**WHAT TO DO**
Restate the whole of the material. Keep every word, and drop the pictures.

======== DATA PROVIDED ========

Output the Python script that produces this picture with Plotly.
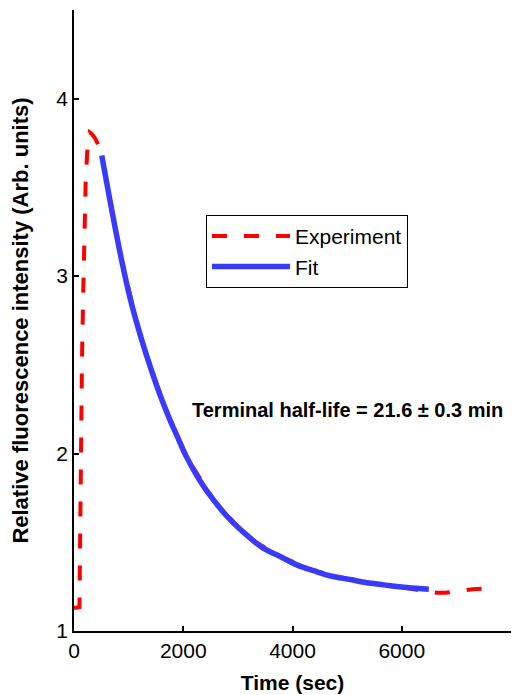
import plotly.graph_objects as go

# Experiment (red dashed)
exp_t = [0, 60, 100, 112, 123, 145, 166, 196, 215, 250, 288, 330, 380, 430, 503,
         650, 838, 1145, 1450, 1756, 2062, 2550, 3163, 3774, 4386, 5059, 5670,
         6100, 6500, 6650, 6800, 6950, 7110, 7300, 7500, 7700]
exp_v = [1.13, 1.13, 1.135, 1.5, 2.0, 2.5, 2.87, 3.36, 3.55, 3.74, 3.81, 3.80, 3.78, 3.75, 3.69,
         3.44, 3.14, 2.74, 2.44, 2.19, 1.98, 1.74, 1.53, 1.42, 1.34, 1.29, 1.26,
         1.24, 1.222, 1.215, 1.215, 1.222, 1.231, 1.235, 1.238, 1.24]

# Fit (blue solid)
fit_t = [508, 650, 838, 1000, 1145, 1300, 1450, 1600, 1756, 1900, 2062, 2300, 2550,
         2850, 3163, 3450, 3774, 4100, 4386, 4700, 5059, 5400, 5670, 6100, 6496]
fit_v = [3.68, 3.44, 3.14, 2.91, 2.74, 2.58, 2.44, 2.31, 2.19, 2.09, 1.98, 1.85, 1.74,
         1.63, 1.54, 1.47, 1.42, 1.37, 1.34, 1.31, 1.29, 1.27, 1.26, 1.245, 1.235]

x_ticks = [0, 2000, 4000, 6000, 8000]
y_ticks = [1, 2, 3, 4]

FONT = "Liberation Sans, Arial, sans-serif"

fig = go.Figure()
fig.add_trace(go.Scatter(
    x=exp_t, y=exp_v, mode="lines", name="Experiment",
    line=dict(color="#ff0000", width=4, dash="15px,17px"),
))
fig.add_trace(go.Scatter(
    x=fit_t, y=fit_v, mode="lines", name="Fit",
    line=dict(color="#3a3aff", width=5.5, shape="spline"),
))

fig.add_annotation(
    x=5013, y=2.246, xref="x", yref="y", showarrow=False,
    text="Terminal half-life = 21.6 ± 0.3 min",
    font=dict(family=FONT, size=20, color="black", weight="bold"),
)

fig.update_layout(
    width=522, height=695,
    margin=dict(l=74, r=11, t=10, b=64),
    paper_bgcolor="white", plot_bgcolor="white",
    font=dict(family=FONT, color="black"),
    showlegend=True,
    legend=dict(
        x=0.302, y=0.67, xanchor="left", yanchor="top",
        bgcolor="white", bordercolor="black", borderwidth=1,
        font=dict(family=FONT, size=21, color="black"),
        itemwidth=78,
    ),
    xaxis=dict(
        range=[0, 8000], tickvals=x_ticks, ticktext=[str(v) for v in x_ticks],
        ticks="inside", ticklen=5, tickcolor="black", tickwidth=1.5,
        showline=True, linecolor="black", linewidth=1.5,
        showgrid=False, zeroline=False, automargin=False,
        tickfont=dict(family=FONT, size=21, color="black"),
        title=dict(text="Time (sec)", font=dict(family=FONT, size=21, color="black", weight="bold"),
                   standoff=14),
    ),
    yaxis=dict(
        range=[1, 4.5], tickvals=y_ticks, ticktext=[str(v) for v in y_ticks],
        ticks="inside", ticklen=5, tickcolor="black", tickwidth=1.5,
        showline=True, linecolor="black", linewidth=1.5,
        showgrid=False, zeroline=False, automargin=False,
        tickfont=dict(family=FONT, size=21, color="black"),
        title=dict(text="Relative fluorescence intensity (Arb. units)",
                   font=dict(family=FONT, size=22, color="black", weight="bold"),
                   standoff=22),
    ),
)

fig.write_html("out.html", config={"displayModeBar": False},
               post_script="document.body.style.margin='0';")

========

**EXERCISE SOLUTION**
Output the Python script that produces this picture with Plotly.
import plotly.graph_objects as go

# Experiment (red dashed)
exp_t = [0, 60, 100, 112, 123, 145, 166, 196, 215, 250, 288, 330, 380, 430, 503,
         650, 838, 1145, 1450, 1756, 2062, 2550, 3163, 3774, 4386, 5059, 5670,
         6100, 6500, 6650, 6800, 6950, 7110, 7300, 7500, 7700]
exp_v = [1.13, 1.13, 1.135, 1.5, 2.0, 2.5, 2.87, 3.36, 3.55, 3.74, 3.81, 3.80, 3.78, 3.75, 3.69,
         3.44, 3.14, 2.74, 2.44, 2.19, 1.98, 1.74, 1.53, 1.42, 1.34, 1.29, 1.26,
         1.24, 1.222, 1.215, 1.215, 1.222, 1.231, 1.235, 1.238, 1.24]

# Fit (blue solid)
fit_t = [508, 650, 838, 1000, 1145, 1300, 1450, 1600, 1756, 1900, 2062, 2300, 2550,
         2850, 3163, 3450, 3774, 4100, 4386, 4700, 5059, 5400, 5670, 6100, 6496]
fit_v = [3.68, 3.44, 3.14, 2.91, 2.74, 2.58, 2.44, 2.31, 2.19, 2.09, 1.98, 1.85, 1.74,
         1.63, 1.54, 1.47, 1.42, 1.37, 1.34, 1.31, 1.29, 1.27, 1.26, 1.245, 1.235]

x_ticks = [0, 2000, 4000, 6000, 8000]
y_ticks = [1, 2, 3, 4]

FONT = "Liberation Sans, Arial, sans-serif"

fig = go.Figure()
fig.add_trace(go.Scatter(
    x=exp_t, y=exp_v, mode="lines", name="Experiment",
    line=dict(color="#ff0000", width=4, dash="15px,17px"),
))
fig.add_trace(go.Scatter(
    x=fit_t, y=fit_v, mode="lines", name="Fit",
    line=dict(color="#3a3aff", width=5.5, shape="spline"),
))

fig.add_annotation(
    x=5013, y=2.246, xref="x", yref="y", showarrow=False,
    text="Terminal half-life = 21.6 ± 0.3 min",
    font=dict(family=FONT, size=20, color="black", weight="bold"),
)

fig.update_layout(
    width=522, height=695,
    margin=dict(l=74, r=11, t=10, b=64),
    paper_bgcolor="white", plot_bgcolor="white",
    font=dict(family=FONT, color="black"),
    showlegend=True,
    legend=dict(
        x=0.302, y=0.67, xanchor="left", yanchor="top",
        bgcolor="white", bordercolor="black", borderwidth=1,
        font=dict(family=FONT, size=21, color="black"),
        itemwidth=78,
    ),
    xaxis=dict(
        range=[0, 8000], tickvals=x_ticks, ticktext=[str(v) for v in x_ticks],
        ticks="inside", ticklen=5, tickcolor="black", tickwidth=1.5,
        showline=True, linecolor="black", linewidth=1.5,
        showgrid=False, zeroline=False, automargin=False,
        tickfont=dict(family=FONT, size=21, color="black"),
        title=dict(text="Time (sec)", font=dict(family=FONT, size=21, color="black", weight="bold"),
                   standoff=14),
    ),
    yaxis=dict(
        range=[1, 4.5], tickvals=y_ticks, ticktext=[str(v) for v in y_ticks],
        ticks="inside", ticklen=5, tickcolor="black", tickwidth=1.5,
        showline=True, linecolor="black", linewidth=1.5,
        showgrid=False, zeroline=False, automargin=False,
        tickfont=dict(family=FONT, size=21, color="black"),
        title=dict(text="Relative fluorescence intensity (Arb. units)",
                   font=dict(family=FONT, size=22, color="black", weight="bold"),
                   standoff=22),
    ),
)

fig.write_html("out.html", config={"displayModeBar": False},
               post_script="document.body.style.margin='0';")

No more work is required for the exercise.